Starting in the 2019-2020 school year, the Advanced Placement World History course will begin instruction with the year 1200, and not 1450 as the College Board had originally planned.
The College Board faced backlash in June when it announced that it would begin AP World History content at the year 1450, when European power began to expand. That change would have eliminated content on pre-colonial Africa, Asia, the Americas, and the Middle East—nearly 10,000 years of human history. The College Board said cutting earlier years would make the content more manageable for teachers who said they were “teaching too little about too much.”
A petition by the civil rights advocacy group Color of Change protesting the plan garnered 30,000 signatures. As an overseer of history content that reaches millons of students nationwide, the petition argued, the College Board plays a powerful role in setting curriculum content standards in high schools.

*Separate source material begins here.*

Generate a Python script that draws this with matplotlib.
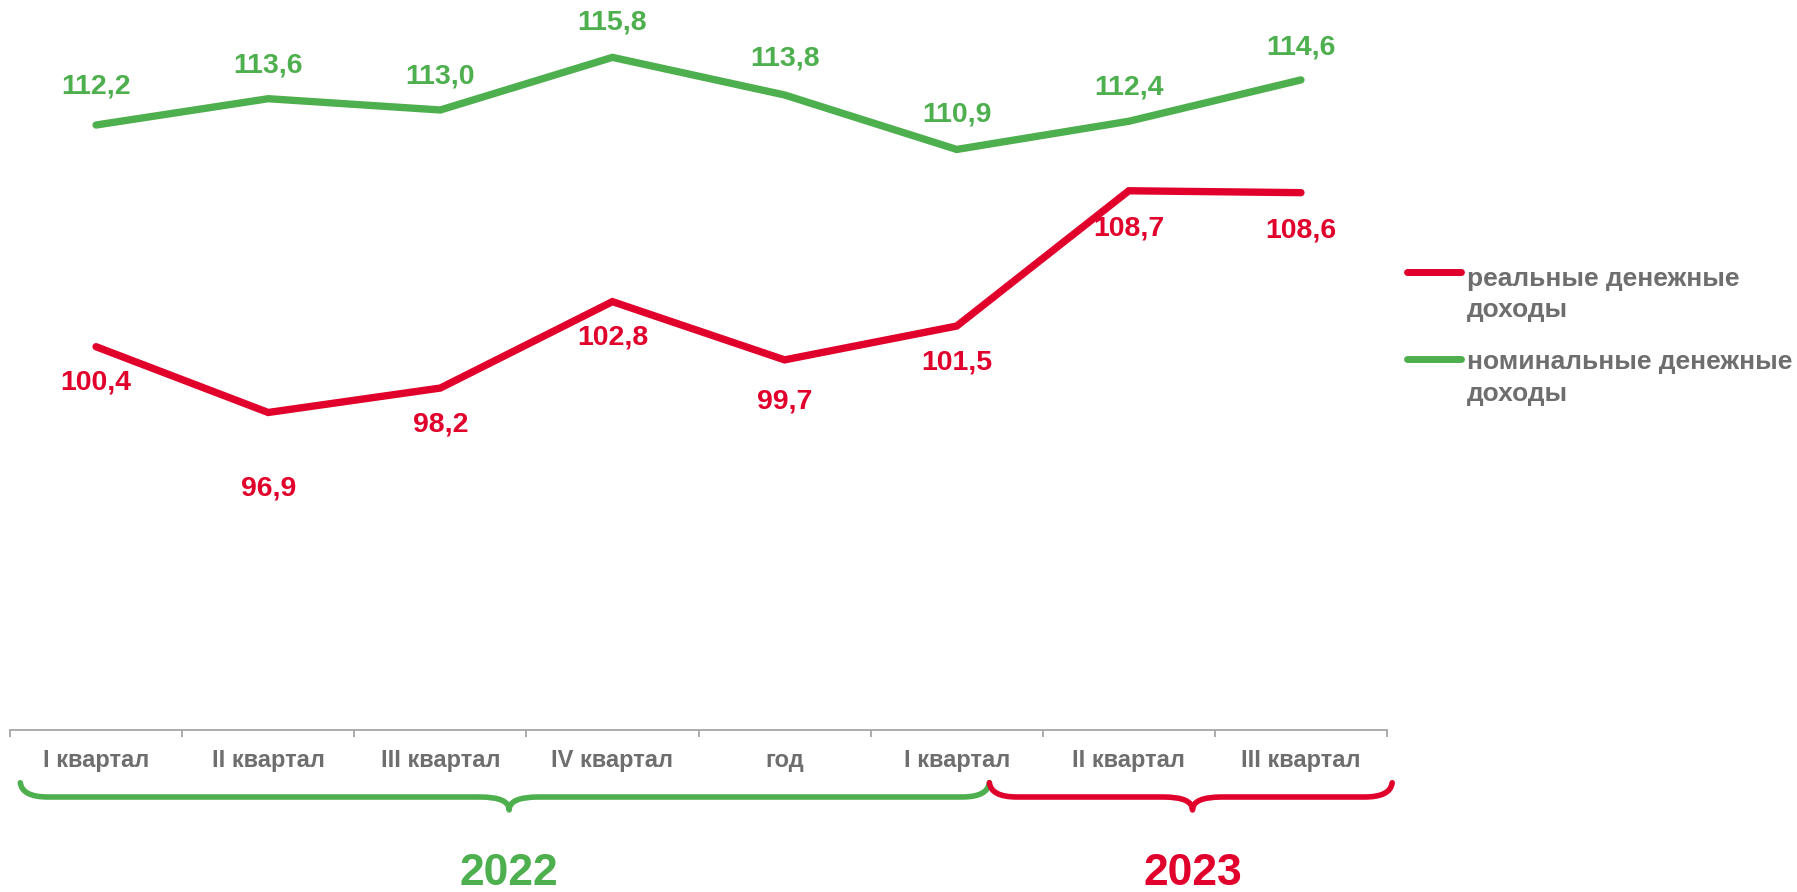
import matplotlib
matplotlib.use("Agg")
import matplotlib.pyplot as plt
from matplotlib.path import Path
from matplotlib.patches import PathPatch
from matplotlib.lines import Line2D
import matplotlib.transforms as mtransforms

plt.rcParams['font.family'] = ['Liberation Sans', 'DejaVu Sans']

categories = ["I квартал", "II квартал", "III квартал", "IV квартал", "год",
              "I квартал", "II квартал", "III квартал"]
real_income = [100.4, 96.9, 98.2, 102.8, 99.7, 101.5, 108.7, 108.6]
nominal_income = [112.2, 113.6, 113.0, 115.8, 113.8, 110.9, 112.4, 114.6]
series_names = ["реальные денежные\nдоходы", "номинальные денежные\nдоходы"]
years = ["2022", "2023"]

RED = "#E1002B"
GREEN = "#4EAF4E"
GRAY = "#6E6E6E"

# label offsets (points): positive = above, negative = below
nominal_off = [28, 24, 24, 25, 26, 25, 24, 23]
real_off = [-26, -55, -26, -26, -30, -26, -27, -27]

fig = plt.figure(figsize=(17.97, 8.92), dpi=100)
ax = fig.add_axes([10 / 1797, (892 - 730) / 892, (1387 - 10) / 1797, 730 / 892])

x = list(range(len(categories)))
ax.plot(x, real_income, color=RED, lw=5.3, solid_capstyle='round', solid_joinstyle='miter')
ax.plot(x, nominal_income, color=GREEN, lw=5.3, solid_capstyle='round', solid_joinstyle='miter')

def fmt(v):
    return f"{v:.1f}".replace(".", ",")

for xi, v, o in zip(x, nominal_income, nominal_off):
    ax.annotate(fmt(v), (xi, v), xytext=(0, o), textcoords='offset points',
                ha='center', va='center', fontsize=20.5, fontweight='bold', color=GREEN)
for xi, v, o in zip(x, real_income, real_off):
    ax.annotate(fmt(v), (xi, v), xytext=(0, o), textcoords='offset points',
                ha='center', va='center', fontsize=20.5, fontweight='bold', color=RED)

ax.set_xlim(-0.5, len(categories) - 0.5)
ax.set_ylim(80, 80 + 730 / 18.74 - 0.1)

for s in ['top', 'right', 'left']:
    ax.spines[s].set_visible(False)
ax.spines['bottom'].set_color('#A6A6A6')
ax.spines['bottom'].set_linewidth(1.3)
ax.set_yticks([])
ax.set_xticks([i - 0.5 for i in range(len(categories) + 1)])
ax.set_xticklabels([])
ax.tick_params(axis='x', which='major', length=5, width=1.3, color='#A6A6A6')
ax.set_xticks(x, minor=True)
ax.set_xticklabels(categories, minor=True)
ax.tick_params(axis='x', which='minor', length=0, pad=14, labelsize=17, labelcolor=GRAY)
for lab in ax.get_xticklabels(minor=True):
    lab.set_fontweight('bold')

# braces below the axis
trans = mtransforms.blended_transform_factory(ax.transData, fig.transFigure)

def brace(x0, x1, xc, color, y_top=0.1225, y_flat=0.1065, y_tip=0.092, r=0.16, rc=0.17):
    verts = [(x0, y_top), (x0 + 0.01, y_flat), (x0 + r, y_flat),
             (xc - rc, y_flat),
             (xc, y_flat), (xc, y_tip),
             (xc, y_flat), (xc + rc, y_flat),
             (x1 - r, y_flat),
             (x1 - 0.01, y_flat), (x1, y_top)]
    codes = [Path.MOVETO, Path.CURVE3, Path.CURVE3,
             Path.LINETO,
             Path.CURVE3, Path.CURVE3,
             Path.CURVE3, Path.CURVE3,
             Path.LINETO,
             Path.CURVE3, Path.CURVE3]
    p = PathPatch(Path(verts, codes), transform=trans, fill=False, edgecolor=color,
                  lw=4, capstyle='round', joinstyle='round', clip_on=False)
    ax.add_patch(p)

brace(-0.44, 5.19, 2.40, GREEN)
brace(5.19, 7.53, 6.37, RED)

ax.text(2.40, 0.0205, years[0], transform=trans, ha='center', va='center',
        fontsize=32, fontweight='bold', color=GREEN)
ax.text(6.37, 0.0205, years[1], transform=trans, ha='center', va='center',
        fontsize=32, fontweight='bold', color=RED)

# legend drawn at the right
for (y_line, y_text, col, name) in [(0.6955, 0.670, RED, series_names[0]),
                                     (0.598, 0.5765, GREEN, series_names[1])]:
    fig.add_artist(Line2D([0.783, 0.813], [y_line, y_line], transform=fig.transFigure,
                          color=col, lw=5, solid_capstyle='round'))
    fig.text(0.8165, y_text, name, ha='left', va='center', fontsize=19,
             fontweight='bold', color=GRAY, linespacing=1.4)

fig.savefig("out.png", dpi=100)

“With this power, the College Board has the responsibility to ensure that students everywhere are exposed to histories beyond that of colonial Europeans and understand that the histories of black and brown people did not start when European colonists arrived in their lands,” the petition reads.
Rashad Robinson, the president of Color of Change, counts the petition as a factor in the College Board’s decision to restore some of the early content to the course, as it started a conversation between the two groups on the importance of students of color seeing themselves represented in history. In a statement, Robinson said that Color of Change would continue to work with the College Board to “provide students with a multifaceted, accurate, and diverse historical perspective.”
Many, including Color of Change, are pleased with the addition of the early years into the AP World History course. “The College Board found a balanced solution that honors the principled feedback from members of the world history community,” said Rick Warner, a world history professor at Wabash College in Crawfordsville, Ind., and former president of the World History Association. “With this solution, students will have an opportunity to learn world history at a scope and pace similar to what’s taught in college. This solution also allows high schools to approach this vast subject in a time frame that is most appropriate for their own students.”
In addition to the AP World History: Modern course, the College Board announced it plans to offer AP World History: Ancient, for “schools and students interested in AP coursework that covers the full sweep of world history.” But the group said it would first have to make sure colleges would award credit for the two courses and that high schools would be willing to offer both courses.
“We believe this new approach will best serve students and educators, balance course breadth and depth, and honor the full, essential story of human history,” the College Board wrote in a statement.